Article Review: Cybercheats 1


Article Review: Cybercheats: Is information and communication technology

fuelling academic dishonesty?

Thomas Calabrese

Educational Technology Comprehensive Examination Portfolio Component

University of Connecticut


This paper provides a critical analysis and review of the research paper: Cybercheats: Is Information and Communication Technology fuelling academic dishonesty? by Szabo and Underwood (2004). Various perspectives are considered in this paper for improving the quality of this type of research, ranging from adding rigor to the scientific approach and method to rethinking the underlying theoretical perspective. The Szabo and Underwood article is compared and contrasted with similar investigations recently conducted by researchers at the University of Connecticut and at the Center for Academic Integrity. This document concludes with a discussion of potential technology based investigative techniques. These techniques may be helpful in uncovering more reliable and extensible data, which could be used to triangulate with existing research and target causes and potential interventions of “cybercheating”.

KEYWORDS: Academic Dishonesty, Internet, Plagiarism, Moral Judgment, Student.
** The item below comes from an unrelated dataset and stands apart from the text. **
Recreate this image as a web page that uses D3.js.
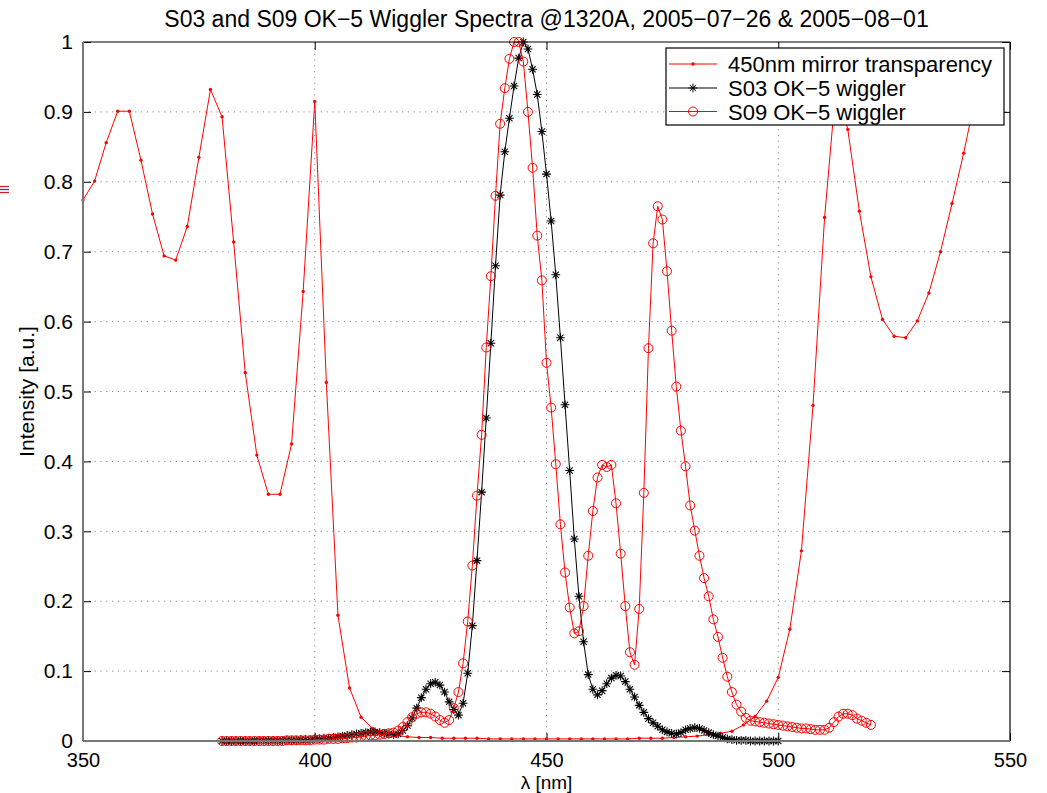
<!DOCTYPE html>
<html>
<head>
<meta charset="utf-8">
<script src="https://cdn.jsdelivr.net/npm/d3@7/dist/d3.min.js"></script>
<style>
  html, body { margin: 0; padding: 0; background: #fff; }
  svg { display: block; font-family: "Liberation Sans", Arial, Helvetica, sans-serif; }
</style>
</head>
<body>
<svg id="chart" width="1047" height="793"></svg>
<script>
// ---- data -------------------------------------------------------------
// 450 nm mirror transparency, sampled every 2.5 nm from 350 nm
const mirrorStart = 350, mirrorStep = 2.5;
const mirrorValues = [
  0.774, 0.801, 0.856, 0.901, 0.901, 0.831, 0.754, 0.694, 0.688, 0.736,
  0.835, 0.932, 0.893, 0.714, 0.527, 0.409, 0.353, 0.353, 0.425, 0.643,
  0.915, 0.513, 0.180, 0.076, 0.034, 0.018, 0.011, 0.008, 0.006, 0.005,
  0.005, 0.004, 0.004, 0.004, 0.004, 0.003, 0.003, 0.003, 0.003, 0.003,
  0.003, 0.003, 0.003, 0.003, 0.003, 0.003, 0.003, 0.003, 0.004, 0.004,
  0.004, 0.005, 0.006, 0.007, 0.009, 0.011, 0.014, 0.023, 0.035, 0.057,
  0.091, 0.160, 0.272, 0.480, 0.749, 0.940, 0.875, 0.758, 0.664, 0.603,
  0.579, 0.577, 0.601, 0.641, 0.700, 0.769, 0.841, 0.920, 0.985
];

// S03 OK-5 wiggler spectrum, 1 nm steps from 380 nm
const s03Start = 380;
const s03Values = [
  0.000, 0.000, 0.000, 0.000, 0.000, 0.000, 0.000, 0.000, 0.001, 0.001,
  0.001, 0.001, 0.001, 0.001, 0.001, 0.001, 0.001, 0.002, 0.002, 0.002,
  0.003, 0.003, 0.004, 0.004, 0.005, 0.006, 0.007, 0.008, 0.009, 0.010,
  0.011, 0.012, 0.013, 0.013, 0.012, 0.011, 0.010, 0.009, 0.010, 0.015,
  0.022, 0.033, 0.047, 0.062, 0.074, 0.082, 0.084, 0.080, 0.070, 0.056,
  0.045, 0.037, 0.054, 0.097, 0.165, 0.258, 0.356, 0.462, 0.569, 0.680,
  0.781, 0.843, 0.891, 0.937, 0.977, 1.000, 0.990, 0.961, 0.925, 0.872,
  0.811, 0.744, 0.667, 0.577, 0.481, 0.387, 0.289, 0.207, 0.142, 0.095,
  0.074, 0.066, 0.072, 0.082, 0.090, 0.094, 0.093, 0.085, 0.074, 0.063,
  0.051, 0.041, 0.032, 0.026, 0.021, 0.016, 0.013, 0.011, 0.010, 0.012,
  0.016, 0.018, 0.019, 0.018, 0.015, 0.012, 0.009, 0.007, 0.005, 0.003,
  0.002, 0.001, 0.001, 0.001, 0.000, 0.000, 0.000, 0.000, 0.000, 0.000,
  0.000
];

// S09 OK-5 wiggler spectrum, 1 nm steps from 380 nm
const s09Start = 380;
const s09Values = [
  0.000, 0.000, 0.000, 0.000, 0.000, 0.000, 0.000, 0.000, 0.000, 0.000,
  0.000, 0.000, 0.000, 0.000, 0.001, 0.001, 0.001, 0.001, 0.001, 0.001,
  0.002, 0.002, 0.002, 0.003, 0.003, 0.003, 0.004, 0.004, 0.005, 0.005,
  0.006, 0.007, 0.008, 0.008, 0.009, 0.010, 0.011, 0.012, 0.015, 0.020,
  0.027, 0.034, 0.039, 0.041, 0.041, 0.039, 0.035, 0.030, 0.026, 0.030,
  0.047, 0.070, 0.111, 0.171, 0.251, 0.351, 0.438, 0.563, 0.665, 0.780,
  0.883, 0.934, 0.976, 1.000, 1.000, 0.972, 0.900, 0.820, 0.723, 0.659,
  0.541, 0.477, 0.396, 0.310, 0.241, 0.191, 0.154, 0.157, 0.193, 0.265,
  0.329, 0.377, 0.395, 0.392, 0.395, 0.340, 0.268, 0.193, 0.127, 0.109,
  0.189, 0.355, 0.562, 0.712, 0.765, 0.746, 0.672, 0.587, 0.507, 0.444,
  0.393, 0.337, 0.301, 0.265, 0.233, 0.207, 0.174, 0.149, 0.119, 0.092,
  0.070, 0.052, 0.042, 0.033, 0.029, 0.028, 0.027, 0.026, 0.025, 0.024,
  0.023, 0.022, 0.021, 0.020, 0.019, 0.018, 0.018, 0.017, 0.016, 0.016,
  0.016, 0.019, 0.027, 0.035, 0.039, 0.039, 0.037, 0.032, 0.029, 0.026,
  0.023
];

const xTicks = [350, 400, 450, 500, 550];
const yTicks = [0, 0.1, 0.2, 0.3, 0.4, 0.5, 0.6, 0.7, 0.8, 0.9, 1];
const yTickLabels = ["0", "0.1", "0.2", "0.3", "0.4", "0.5", "0.6", "0.7", "0.8", "0.9", "1"];

const seriesNames = ["450nm mirror transparency", "S03 OK\u22125 wiggler", "S09 OK\u22125 wiggler"];
const titleText = "S03 and S09 OK\u22125 Wiggler Spectra @1320A, 2005\u221207\u221226 & 2005\u221208\u221201";
const xLabel = "\u03bb [nm]";
const yLabel = "Intensity [a.u.]";

// ---- helpers ----------------------------------------------------------
const toPoints = (start, step, vals) => vals.map((v, i) => ({ x: start + i * step, y: v }));
const mirror = toPoints(mirrorStart, mirrorStep, mirrorValues);
const s03 = toPoints(s03Start, 1, s03Values);
const s09 = toPoints(s09Start, 1, s09Values);

// ---- layout -----------------------------------------------------------
const L = 83, R = 1010, T = 42, B = 741;
const svg = d3.select("#chart");
const yTickFont = 21, xTickFont = 20, legendFont = 22, titleFont = 23, labelFont = 19;

const x = d3.scaleLinear().domain([350, 550]).range([L, R]);
const y = d3.scaleLinear().domain([0, 1]).range([B, T]);

// dotted grid
const grid = svg.append("g").attr("stroke", "#8a8a8a").attr("stroke-width", 1)
  .attr("stroke-dasharray", "1.2,4.6");
grid.selectAll("line.gx").data(xTicks.slice(1, -1)).join("line")
  .attr("x1", d => x(d)).attr("x2", d => x(d)).attr("y1", T).attr("y2", B);
grid.selectAll("line.gy").data(yTicks.slice(1, -1)).join("line")
  .attr("y1", d => y(d)).attr("y2", d => y(d)).attr("x1", L).attr("x2", R);

// axes (inward ticks on all four sides)
const tickLen = 8;
const axisLeft = d3.axisLeft(y).tickValues(yTicks).tickSize(-tickLen).tickPadding(10)
  .tickFormat((d, i) => yTickLabels[i]);
const axisBottom = d3.axisBottom(x).tickValues(xTicks).tickSize(-tickLen).tickPadding(12)
  .tickFormat(d3.format("d"));
const axisRight = d3.axisRight(y).tickValues(yTicks).tickSize(-tickLen).tickFormat("");
const axisTop = d3.axisTop(x).tickValues(xTicks).tickSize(-tickLen).tickFormat("");

function styleAxis(size) {
  return g => {
    g.select(".domain").remove();
    g.selectAll(".tick line").attr("stroke", "#000");
    g.selectAll(".tick text").attr("fill", "#000").attr("font-size", size)
      .attr("font-family", '"Liberation Sans", Arial, Helvetica, sans-serif');
  };
}
svg.append("g").attr("transform", `translate(${L},0)`).call(axisLeft).call(styleAxis(yTickFont));
svg.append("g").attr("transform", `translate(0,${B})`).call(axisBottom).call(styleAxis(xTickFont));
svg.append("g").attr("transform", `translate(${R},0)`).call(axisRight).call(styleAxis(yTickFont));
svg.append("g").attr("transform", `translate(0,${T})`).call(axisTop).call(styleAxis(xTickFont));

// series
const line = d3.line().x(d => x(d.x)).y(d => y(d.y));
const starPath = "M-4.4,0H4.4M0,-4.4V4.4M-3.1,-3.1L3.1,3.1M-3.1,3.1L3.1,-3.1";

const plot = svg.append("g");
// mirror transparency: red line with point markers
plot.append("path").datum(mirror).attr("d", line)
  .attr("fill", "none").attr("stroke", "#ff0000").attr("stroke-width", 1);
plot.append("g").selectAll("circle").data(mirror).join("circle")
  .attr("cx", d => x(d.x)).attr("cy", d => y(d.y)).attr("r", 1.7).attr("fill", "#ff0000");

// S03: black line with asterisks
plot.append("path").datum(s03).attr("d", line)
  .attr("fill", "none").attr("stroke", "#000").attr("stroke-width", 1);
plot.append("g").selectAll("path").data(s03).join("path")
  .attr("transform", d => `translate(${x(d.x)},${y(d.y)})`)
  .attr("d", starPath).attr("stroke", "#000").attr("stroke-width", 1.1).attr("fill", "none");

// S09: red line with open circles
plot.append("path").datum(s09).attr("d", line)
  .attr("fill", "none").attr("stroke", "#ff0000").attr("stroke-width", 1);
plot.append("g").selectAll("circle").data(s09).join("circle")
  .attr("cx", d => x(d.x)).attr("cy", d => y(d.y)).attr("r", 4.5)
  .attr("fill", "none").attr("stroke", "#ff0000").attr("stroke-width", 1);

// frame: grey left/bottom, black top/right
svg.append("line").attr("x1", L).attr("x2", R).attr("y1", T).attr("y2", T).attr("stroke", "#000").attr("stroke-width", 1.2);
svg.append("line").attr("x1", R).attr("x2", R).attr("y1", T).attr("y2", B).attr("stroke", "#000").attr("stroke-width", 1.2);
svg.append("line").attr("x1", L).attr("x2", L).attr("y1", T).attr("y2", B).attr("stroke", "#777").attr("stroke-width", 2);
svg.append("line").attr("x1", L).attr("x2", R).attr("y1", B).attr("y2", B).attr("stroke", "#777").attr("stroke-width", 2);

// legend
const lg = svg.append("g");
const lgX = 666, lgY = 48, lgW = 338, lgH = 77;
lg.append("rect").attr("x", lgX).attr("y", lgY).attr("width", lgW).attr("height", lgH)
  .attr("fill", "#fff").attr("stroke", "#000").attr("stroke-width", 1.2);
const rowY = [64, 88, 111.5];
const lineCol = ["#ff0000", "#000", "#ff0000"];
seriesNames.forEach((name, i) => {
  const ry = rowY[i];
  lg.append("line").attr("x1", 669).attr("x2", 717).attr("y1", ry).attr("y2", ry)
    .attr("stroke", lineCol[i]).attr("stroke-width", 1);
  if (i === 0) {
    lg.append("circle").attr("cx", 693).attr("cy", ry).attr("r", 1.7).attr("fill", "#ff0000");
  } else if (i === 1) {
    lg.append("path").attr("transform", `translate(693,${ry})`).attr("d", starPath)
      .attr("stroke", "#000").attr("fill", "none");
  } else {
    lg.append("circle").attr("cx", 693).attr("cy", ry).attr("r", 4.5)
      .attr("fill", "none").attr("stroke", "#ff0000");
  }
  lg.append("text").attr("x", 728).attr("y", ry + 8).attr("font-size", legendFont)
    .attr("fill", "#000").text(name);
});

// titles
svg.append("text").attr("x", (L + R) / 2).attr("y", 27).attr("text-anchor", "middle")
  .attr("font-size", titleFont).attr("fill", "#000").text(titleText);
svg.append("text").attr("x", (L + R) / 2).attr("y", 788.5).attr("text-anchor", "middle")
  .attr("font-size", labelFont).attr("fill", "#000").text(xLabel);
svg.append("text").attr("transform", `translate(34,${(T + B) / 2}) rotate(-90)`)
  .attr("text-anchor", "middle").attr("font-size", 21).attr("fill", "#000").text(yLabel);

// small colour swatch at the left margin
const sw = svg.append("g").attr("stroke-width", 1.3);
sw.append("line").attr("x1", 0).attr("x2", 9).attr("y1", 186.5).attr("y2", 186.5).attr("stroke", "#d02020");
sw.append("line").attr("x1", 0).attr("x2", 9).attr("y1", 189.5).attr("y2", 189.5).attr("stroke", "#3040c0");
sw.append("line").attr("x1", 0).attr("x2", 9).attr("y1", 192.5).attr("y2", 192.5).attr("stroke", "#d02020");
</script>
</body>
</html>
Article Review: Cybercheats: Is information and communication technology

fuelling academic dishonesty?

The Szabo and Underwood paper (2004) describes the results of a UK based research effort aimed at determining relevant factors contributing to plagiarism at the university level. A sample of freshman, sophomore, and junior year science students (N=291) from a large university in the UK were administered a 12-item, anonymous questionnaire in the presence of a host speaker and a researcher. The investigator gave a verbal summary of the study and instructions on administering the questionnaire. Three questions addressed Internet competency, six questions focused on attitudes of Internet misuse and the risk associated with cheating, and three questions addressed the culture of cheating. All questions were administered using a nominal scale (3, 4, or 5 point Likert scale) and the results were statistically examined using a chi-squared procedure. Descriptive statistics are presented by the author supported by anecdotal discussion. Major findings include:

  1. Students are technologically capable and Internet savvy.
  2. Older students use the Internet more frequently as they progressed in school (especially in the case of completing an assignment).
  3. 32% of respondents admitted to plagiarism using the Internet and 50% would plagiarize rather than face failure.
  4. Males cheat more frequently than females.
  5. Level of academic task difficulty is correlated with cheating behaviors.
  6. 60% of students felt teachers would be unable to detect cheating.
  7. 30% stated plagiarism benefits outweighed the risk of discovery

The authors present a theoretical framework consisting of environmental and personal, push factors (likelihood of failure promotes cheating) and pull factors (ease of use and low level of work make cheating more desirable), either promoting or discouraging the cheating behavior (Graham & Hart, 2005). They interpret their results in light of this framework, concluding thefear of being caught is a powerful deterrent, but the perception of lax enforcement of university policy by faculty and minimal university penalties associated with academic dishonesty mitigate the effectiveness of this powerful moral deterrent.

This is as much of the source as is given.